Weir birdies five of last seven holes

Updated: February 21, 2004, 1:55 AM ET
Associated Press

LOS ANGELES -- Mike Weir's victory last year at Riviera was no fluke.

Neither was John Daly's victory last week.

Weir birdied five of his last seven holes Friday for a 7-under 64 that gave him a tie for the lead with Shigeki Maruyama, a share of the 36-hole record at the Nissan Open and hopes of becoming the first back-to-back winner at Riviera since Ben Hogan.

None of that seemed to matter to a gallery gone gaga over Daly.

Coming off a stunning victory last week at Torrey Pines -- his first on the PGA Tour in nine years -- Daly played even better in his round of 64 that left him only two shots out of the lead.

"It's a great feeling," Daly said. "I really didn't mis-hit a golf shot."

He wasn't alone on a cool, overcast day off Sunset Boulevard, where the average score was 69.76. Tiger Woods shot a 66 and didn't make up any ground, heading into the weekend eight shots behind Weir and Maruyama.

Maruyama, a member at Riviera, was only hopeful of making the cut and wound up with a 66. He and Weir were at 12-under 130, tying the 36-hole record set by Davis Love III in 1992.

Scott McCarron (65) and Briny Baird (62) were another shot back.

Daly also tied a record -- most trips to the media center in one week.

He was as entertaining in 20 minutes with reporters as he was on the golf course.

Among the latest revelations:

-- He has lost 47 pounds since the start of the year. "I just went nuts at Christmas, ate everything in sight," he said.

-- He still hates flying commercial. "You pay for gas and hope you get there," he said.

-- He drives his customized motor home around the country, with three 42-inch plasma TVs.

-- Golfweek magazine reported that Daly is paying $20,000 a month to two ex-wives for alimony and child support.

Weir came into the room and jokingly sat on Daly's lap. McCarron, who didn't play last week, was supposed to go skiing on Sunday until he saw Daly in the lead at Torrey Pines.

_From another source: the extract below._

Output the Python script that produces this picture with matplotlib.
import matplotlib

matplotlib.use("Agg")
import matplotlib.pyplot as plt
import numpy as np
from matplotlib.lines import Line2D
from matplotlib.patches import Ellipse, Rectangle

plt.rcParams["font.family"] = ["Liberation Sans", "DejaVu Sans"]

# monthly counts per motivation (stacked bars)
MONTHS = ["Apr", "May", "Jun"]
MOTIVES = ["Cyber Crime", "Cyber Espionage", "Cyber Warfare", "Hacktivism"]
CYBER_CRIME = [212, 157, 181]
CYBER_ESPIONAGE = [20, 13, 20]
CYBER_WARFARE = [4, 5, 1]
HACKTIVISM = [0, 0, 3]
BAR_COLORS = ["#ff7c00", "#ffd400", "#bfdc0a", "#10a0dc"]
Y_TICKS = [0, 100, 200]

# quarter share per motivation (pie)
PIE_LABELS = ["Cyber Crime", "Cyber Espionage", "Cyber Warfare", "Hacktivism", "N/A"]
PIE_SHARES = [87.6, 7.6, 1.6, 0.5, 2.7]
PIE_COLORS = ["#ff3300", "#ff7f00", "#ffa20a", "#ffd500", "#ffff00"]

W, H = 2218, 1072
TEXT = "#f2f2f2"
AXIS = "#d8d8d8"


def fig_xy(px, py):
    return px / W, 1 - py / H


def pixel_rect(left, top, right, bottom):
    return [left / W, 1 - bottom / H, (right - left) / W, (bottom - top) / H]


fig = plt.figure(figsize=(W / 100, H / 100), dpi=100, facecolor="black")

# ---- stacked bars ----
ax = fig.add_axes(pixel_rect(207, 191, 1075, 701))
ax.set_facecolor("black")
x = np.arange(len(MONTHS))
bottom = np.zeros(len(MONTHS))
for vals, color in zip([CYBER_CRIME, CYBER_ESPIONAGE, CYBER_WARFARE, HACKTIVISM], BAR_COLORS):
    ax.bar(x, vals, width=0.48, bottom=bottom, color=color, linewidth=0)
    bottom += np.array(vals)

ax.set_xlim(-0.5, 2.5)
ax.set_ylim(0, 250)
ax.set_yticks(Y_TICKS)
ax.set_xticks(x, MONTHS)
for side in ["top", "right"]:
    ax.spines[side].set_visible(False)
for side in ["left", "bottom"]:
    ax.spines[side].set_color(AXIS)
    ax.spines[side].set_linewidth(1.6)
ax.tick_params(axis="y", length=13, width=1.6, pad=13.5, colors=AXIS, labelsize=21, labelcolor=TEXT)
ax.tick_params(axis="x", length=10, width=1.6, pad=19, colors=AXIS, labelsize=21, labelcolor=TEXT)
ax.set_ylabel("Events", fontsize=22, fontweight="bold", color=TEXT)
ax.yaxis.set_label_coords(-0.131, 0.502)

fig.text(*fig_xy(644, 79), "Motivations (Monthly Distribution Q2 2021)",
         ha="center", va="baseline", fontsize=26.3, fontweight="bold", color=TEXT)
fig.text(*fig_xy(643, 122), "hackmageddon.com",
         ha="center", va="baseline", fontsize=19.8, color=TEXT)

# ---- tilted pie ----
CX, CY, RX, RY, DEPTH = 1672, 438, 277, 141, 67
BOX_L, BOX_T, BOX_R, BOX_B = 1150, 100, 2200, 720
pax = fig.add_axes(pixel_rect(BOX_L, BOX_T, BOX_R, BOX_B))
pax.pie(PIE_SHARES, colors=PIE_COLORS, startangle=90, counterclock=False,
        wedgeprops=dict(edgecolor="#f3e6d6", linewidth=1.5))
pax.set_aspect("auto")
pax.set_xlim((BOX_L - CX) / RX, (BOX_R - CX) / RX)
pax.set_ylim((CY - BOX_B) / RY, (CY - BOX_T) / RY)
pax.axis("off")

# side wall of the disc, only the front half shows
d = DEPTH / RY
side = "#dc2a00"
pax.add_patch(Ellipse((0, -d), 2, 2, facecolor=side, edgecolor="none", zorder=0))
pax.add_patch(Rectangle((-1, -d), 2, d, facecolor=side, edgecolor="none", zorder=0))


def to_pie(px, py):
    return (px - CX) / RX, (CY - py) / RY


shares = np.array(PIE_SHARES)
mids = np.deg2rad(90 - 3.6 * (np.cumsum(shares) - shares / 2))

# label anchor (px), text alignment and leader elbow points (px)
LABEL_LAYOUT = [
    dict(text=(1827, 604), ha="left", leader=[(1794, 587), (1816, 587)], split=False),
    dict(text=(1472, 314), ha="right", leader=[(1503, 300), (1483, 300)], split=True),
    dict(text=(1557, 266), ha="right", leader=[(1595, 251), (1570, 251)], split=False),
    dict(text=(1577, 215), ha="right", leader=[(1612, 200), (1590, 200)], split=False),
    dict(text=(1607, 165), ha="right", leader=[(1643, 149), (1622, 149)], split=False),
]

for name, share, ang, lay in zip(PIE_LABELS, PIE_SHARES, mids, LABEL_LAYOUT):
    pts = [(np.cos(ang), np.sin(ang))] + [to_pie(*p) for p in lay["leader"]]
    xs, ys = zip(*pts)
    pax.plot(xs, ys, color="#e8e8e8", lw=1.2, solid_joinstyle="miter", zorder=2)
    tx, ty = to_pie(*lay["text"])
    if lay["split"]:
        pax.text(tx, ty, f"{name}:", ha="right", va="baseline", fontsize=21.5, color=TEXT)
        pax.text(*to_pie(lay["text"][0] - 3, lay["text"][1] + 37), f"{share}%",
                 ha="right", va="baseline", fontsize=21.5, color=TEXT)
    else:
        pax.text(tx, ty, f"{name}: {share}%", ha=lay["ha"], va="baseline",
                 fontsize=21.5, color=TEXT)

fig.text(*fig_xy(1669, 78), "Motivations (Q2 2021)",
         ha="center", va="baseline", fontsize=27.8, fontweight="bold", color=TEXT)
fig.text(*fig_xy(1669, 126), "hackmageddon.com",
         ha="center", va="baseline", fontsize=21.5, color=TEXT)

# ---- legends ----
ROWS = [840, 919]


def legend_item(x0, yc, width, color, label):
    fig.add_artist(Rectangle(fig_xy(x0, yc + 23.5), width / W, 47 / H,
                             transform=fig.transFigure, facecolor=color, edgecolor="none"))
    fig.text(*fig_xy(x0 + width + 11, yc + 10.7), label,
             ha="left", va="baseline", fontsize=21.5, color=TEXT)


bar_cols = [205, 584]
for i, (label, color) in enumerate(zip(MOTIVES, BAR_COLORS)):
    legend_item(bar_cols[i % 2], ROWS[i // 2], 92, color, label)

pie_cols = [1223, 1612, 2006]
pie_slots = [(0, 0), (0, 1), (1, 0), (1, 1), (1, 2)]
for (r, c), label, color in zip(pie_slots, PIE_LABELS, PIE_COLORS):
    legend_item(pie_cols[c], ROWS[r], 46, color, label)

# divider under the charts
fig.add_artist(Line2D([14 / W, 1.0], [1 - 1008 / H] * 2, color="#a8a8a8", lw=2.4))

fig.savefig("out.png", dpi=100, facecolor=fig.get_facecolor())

"I canceled my ski trip to stay and watch the golf tournament," McCarron said. "John Daly means a lot to golf, and I just hope he keeps going the way he's going now, because he's playing some great golf."

Weir isn't doing too badly, either.

He saved his round with a 40-foot par putt on No. 8 and, despite missing birdie chances on Nos. 10 and 11, played the toughest holes with ease.

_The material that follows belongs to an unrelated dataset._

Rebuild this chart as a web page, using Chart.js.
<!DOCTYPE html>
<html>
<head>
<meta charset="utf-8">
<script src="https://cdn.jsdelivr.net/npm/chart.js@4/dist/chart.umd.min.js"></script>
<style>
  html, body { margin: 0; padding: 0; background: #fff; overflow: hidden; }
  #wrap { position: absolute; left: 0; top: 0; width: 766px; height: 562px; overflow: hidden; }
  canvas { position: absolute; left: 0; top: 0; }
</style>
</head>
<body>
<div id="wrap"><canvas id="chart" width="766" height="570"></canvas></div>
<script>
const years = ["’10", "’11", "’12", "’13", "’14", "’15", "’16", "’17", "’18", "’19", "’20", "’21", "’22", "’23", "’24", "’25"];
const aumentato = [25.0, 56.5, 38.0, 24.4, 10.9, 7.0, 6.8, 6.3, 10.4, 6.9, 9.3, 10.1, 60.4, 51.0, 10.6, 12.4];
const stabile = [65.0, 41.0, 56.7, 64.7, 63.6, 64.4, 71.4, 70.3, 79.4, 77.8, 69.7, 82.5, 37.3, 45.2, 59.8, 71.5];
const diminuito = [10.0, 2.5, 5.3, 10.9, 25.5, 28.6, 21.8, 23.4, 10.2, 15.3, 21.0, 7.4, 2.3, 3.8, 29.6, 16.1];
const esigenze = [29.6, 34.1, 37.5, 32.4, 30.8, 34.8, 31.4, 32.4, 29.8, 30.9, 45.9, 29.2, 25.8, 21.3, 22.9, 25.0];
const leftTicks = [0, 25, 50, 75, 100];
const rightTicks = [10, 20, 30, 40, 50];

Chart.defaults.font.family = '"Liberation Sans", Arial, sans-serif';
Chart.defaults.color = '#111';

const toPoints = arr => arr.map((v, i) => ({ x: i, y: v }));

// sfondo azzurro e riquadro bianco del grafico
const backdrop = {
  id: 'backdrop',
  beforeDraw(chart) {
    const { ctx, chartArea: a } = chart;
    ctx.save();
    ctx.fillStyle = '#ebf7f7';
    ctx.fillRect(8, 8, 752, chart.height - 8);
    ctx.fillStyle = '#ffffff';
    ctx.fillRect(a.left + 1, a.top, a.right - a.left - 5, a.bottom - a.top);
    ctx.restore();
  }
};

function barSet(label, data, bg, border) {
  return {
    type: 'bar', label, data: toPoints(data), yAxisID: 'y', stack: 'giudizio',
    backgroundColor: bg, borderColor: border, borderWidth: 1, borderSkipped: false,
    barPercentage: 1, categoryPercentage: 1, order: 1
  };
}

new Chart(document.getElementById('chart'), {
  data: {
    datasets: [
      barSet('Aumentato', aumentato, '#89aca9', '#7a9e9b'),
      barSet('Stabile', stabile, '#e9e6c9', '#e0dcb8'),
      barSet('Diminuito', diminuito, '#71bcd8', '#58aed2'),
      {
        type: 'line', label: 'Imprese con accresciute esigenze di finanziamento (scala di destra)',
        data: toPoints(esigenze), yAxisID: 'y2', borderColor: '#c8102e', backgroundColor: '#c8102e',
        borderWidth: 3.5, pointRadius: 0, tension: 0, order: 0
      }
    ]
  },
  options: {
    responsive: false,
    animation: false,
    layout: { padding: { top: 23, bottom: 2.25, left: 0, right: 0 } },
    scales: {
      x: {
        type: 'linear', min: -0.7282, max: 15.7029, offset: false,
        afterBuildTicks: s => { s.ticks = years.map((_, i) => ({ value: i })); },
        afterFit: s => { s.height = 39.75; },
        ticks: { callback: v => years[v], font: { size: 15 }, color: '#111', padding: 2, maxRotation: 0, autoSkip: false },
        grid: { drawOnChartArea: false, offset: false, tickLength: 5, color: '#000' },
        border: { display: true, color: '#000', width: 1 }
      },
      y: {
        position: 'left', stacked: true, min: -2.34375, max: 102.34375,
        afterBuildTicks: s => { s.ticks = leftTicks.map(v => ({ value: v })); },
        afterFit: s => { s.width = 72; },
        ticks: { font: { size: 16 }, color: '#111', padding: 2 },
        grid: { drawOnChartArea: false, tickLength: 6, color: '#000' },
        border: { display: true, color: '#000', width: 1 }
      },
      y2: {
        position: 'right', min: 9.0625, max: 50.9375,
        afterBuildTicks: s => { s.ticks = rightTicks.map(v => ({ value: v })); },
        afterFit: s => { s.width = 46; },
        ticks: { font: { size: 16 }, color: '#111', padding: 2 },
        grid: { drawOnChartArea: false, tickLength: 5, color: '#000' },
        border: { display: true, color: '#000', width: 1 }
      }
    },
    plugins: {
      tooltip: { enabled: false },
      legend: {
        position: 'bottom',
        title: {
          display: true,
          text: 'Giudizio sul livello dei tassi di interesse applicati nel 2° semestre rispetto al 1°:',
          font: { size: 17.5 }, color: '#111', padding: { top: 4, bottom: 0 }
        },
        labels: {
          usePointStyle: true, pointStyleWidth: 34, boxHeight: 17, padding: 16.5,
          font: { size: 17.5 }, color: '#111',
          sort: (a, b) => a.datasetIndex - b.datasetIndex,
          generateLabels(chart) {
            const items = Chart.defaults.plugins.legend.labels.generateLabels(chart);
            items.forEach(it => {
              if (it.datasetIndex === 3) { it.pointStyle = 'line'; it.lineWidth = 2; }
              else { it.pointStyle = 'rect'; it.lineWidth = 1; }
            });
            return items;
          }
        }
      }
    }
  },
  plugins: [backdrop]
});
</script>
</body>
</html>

Weir used to show up at Riviera and go home for the weekend. That all changed last year, when he got into a playoff with Charles Howell III and won on the second extra hole.

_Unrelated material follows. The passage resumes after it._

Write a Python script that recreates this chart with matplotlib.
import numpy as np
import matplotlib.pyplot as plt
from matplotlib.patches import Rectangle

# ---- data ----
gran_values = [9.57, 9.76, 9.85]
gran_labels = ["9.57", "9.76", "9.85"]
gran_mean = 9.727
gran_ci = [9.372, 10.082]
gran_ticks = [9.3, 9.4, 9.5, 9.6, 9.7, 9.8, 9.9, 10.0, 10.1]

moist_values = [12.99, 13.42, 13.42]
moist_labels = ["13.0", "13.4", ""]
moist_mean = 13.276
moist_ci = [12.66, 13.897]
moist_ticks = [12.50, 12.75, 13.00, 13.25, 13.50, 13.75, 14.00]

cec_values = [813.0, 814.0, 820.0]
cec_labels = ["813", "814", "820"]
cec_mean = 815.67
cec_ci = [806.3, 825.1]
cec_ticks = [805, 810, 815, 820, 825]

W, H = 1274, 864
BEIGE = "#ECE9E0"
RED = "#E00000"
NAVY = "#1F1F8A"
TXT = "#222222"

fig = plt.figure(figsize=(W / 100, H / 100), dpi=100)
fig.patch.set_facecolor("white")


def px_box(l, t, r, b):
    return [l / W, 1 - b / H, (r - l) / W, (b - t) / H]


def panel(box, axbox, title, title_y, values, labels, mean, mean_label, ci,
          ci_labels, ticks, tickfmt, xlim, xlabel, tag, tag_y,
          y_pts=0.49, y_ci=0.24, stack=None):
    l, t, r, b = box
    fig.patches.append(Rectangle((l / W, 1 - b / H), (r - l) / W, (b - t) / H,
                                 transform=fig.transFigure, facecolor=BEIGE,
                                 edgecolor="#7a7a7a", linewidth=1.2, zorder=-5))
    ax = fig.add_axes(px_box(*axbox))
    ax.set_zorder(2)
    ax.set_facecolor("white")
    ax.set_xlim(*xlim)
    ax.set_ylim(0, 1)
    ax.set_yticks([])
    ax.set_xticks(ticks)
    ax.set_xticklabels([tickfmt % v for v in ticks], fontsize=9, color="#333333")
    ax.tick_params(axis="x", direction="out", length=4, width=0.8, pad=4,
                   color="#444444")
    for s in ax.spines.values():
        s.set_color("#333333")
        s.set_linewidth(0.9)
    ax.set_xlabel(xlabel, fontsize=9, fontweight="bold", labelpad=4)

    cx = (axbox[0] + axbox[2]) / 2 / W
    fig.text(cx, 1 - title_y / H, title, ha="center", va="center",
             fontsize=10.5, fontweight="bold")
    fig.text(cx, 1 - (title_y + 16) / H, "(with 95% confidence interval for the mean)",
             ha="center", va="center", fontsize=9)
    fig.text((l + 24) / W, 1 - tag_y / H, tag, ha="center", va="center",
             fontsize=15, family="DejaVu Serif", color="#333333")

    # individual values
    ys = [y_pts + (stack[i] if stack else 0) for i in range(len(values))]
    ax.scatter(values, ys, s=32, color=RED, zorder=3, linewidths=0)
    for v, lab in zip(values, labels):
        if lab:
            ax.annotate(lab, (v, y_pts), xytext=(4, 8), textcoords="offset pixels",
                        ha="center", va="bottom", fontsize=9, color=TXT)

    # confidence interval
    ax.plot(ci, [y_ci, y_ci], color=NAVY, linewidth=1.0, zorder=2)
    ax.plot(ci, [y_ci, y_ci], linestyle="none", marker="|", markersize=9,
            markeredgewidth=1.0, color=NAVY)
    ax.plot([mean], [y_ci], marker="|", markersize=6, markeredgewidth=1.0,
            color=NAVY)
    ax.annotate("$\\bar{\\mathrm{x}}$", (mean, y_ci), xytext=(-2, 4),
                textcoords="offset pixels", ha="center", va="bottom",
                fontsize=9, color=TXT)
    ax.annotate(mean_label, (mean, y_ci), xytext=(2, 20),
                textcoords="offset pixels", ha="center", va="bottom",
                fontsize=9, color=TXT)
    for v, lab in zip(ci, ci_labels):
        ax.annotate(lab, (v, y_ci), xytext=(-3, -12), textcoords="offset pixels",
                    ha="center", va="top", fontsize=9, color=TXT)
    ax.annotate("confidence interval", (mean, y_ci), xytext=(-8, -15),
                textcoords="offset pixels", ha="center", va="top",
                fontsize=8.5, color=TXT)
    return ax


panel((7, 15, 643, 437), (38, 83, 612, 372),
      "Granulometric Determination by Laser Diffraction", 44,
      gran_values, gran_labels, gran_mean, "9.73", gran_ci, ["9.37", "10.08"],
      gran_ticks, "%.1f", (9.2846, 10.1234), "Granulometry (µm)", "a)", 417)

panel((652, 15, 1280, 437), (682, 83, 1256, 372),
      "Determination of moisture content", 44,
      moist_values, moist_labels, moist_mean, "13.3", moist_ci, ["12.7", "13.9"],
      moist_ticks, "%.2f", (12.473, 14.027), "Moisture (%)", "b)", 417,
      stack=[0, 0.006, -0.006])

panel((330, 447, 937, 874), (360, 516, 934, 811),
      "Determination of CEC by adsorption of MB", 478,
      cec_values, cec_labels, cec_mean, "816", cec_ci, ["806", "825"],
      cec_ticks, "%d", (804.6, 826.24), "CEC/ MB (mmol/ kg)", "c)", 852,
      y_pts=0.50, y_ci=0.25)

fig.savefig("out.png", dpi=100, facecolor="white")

"I seem to have figured this course out," said Weir, who now has shot his last five rounds in the 60s at Riviera.

Woods got his act together, too, driving the ball better than he has in a while. Woods started the second round below the cut line, but removed any drama about making his 117th consecutive cut with two birdies on his final three holes that put him in a large group at 4-under 138.

"I might even lose ground," Woods said when he finished. "Just seeing 20-odd guys at 4 under or better for the day ... I didn't think the golf course was playing that easy, but evidently it is."

While some of the names atop the leaderboard are familiar, the scoring wasn't.

Riviera is one of the toughest tracks on tour because of its small greens with deceptive breaks. Weir and Howell finished at 9-under 275. The cut this year -- 1-under 141 -- is five shots lower than last year.

"I didn't expect to be 12 under after two days," Weir said. "As you can see, the numbers are out there."

It was shaping up to be a fascinating weekend.

Weir has a chance to become the first repeat winner at Riviera since Hogan won three times in 1947-48, one of those coming in the U.S. Open.

The Canadian is a huge Hogan fan, having read his books and studied his swing.

Everyone, though, seems to be a Daly fan. He kept the gallery in suspense over every shot and every putt, and the cheers resounded across Riviera. The loudest of the day came on his 8-iron to the par-3 sixth, which landed on a slight ridge and rolled to within 15 inches of the cup.

The ups-and-downs in his life are fascinating, and his golf is heading that direction. Daly doesn't mind the constant attention on the ex-wives, his occasional weight problems, the tales of drinking and gambling. Any other athlete might get heckling. Daly gets nothing but love.

"I just want to do good," he said. "My goal is not to make the same stupid mistakes that I made, and not trust some of the people that I've trusted in the past. It's life. You learn. You live and learn.

"Its just taken me a lot longer than most people."

Daly is liven' large at Riviera, only two shots out of the lead and plenty of possibilities awaiting on the weekend.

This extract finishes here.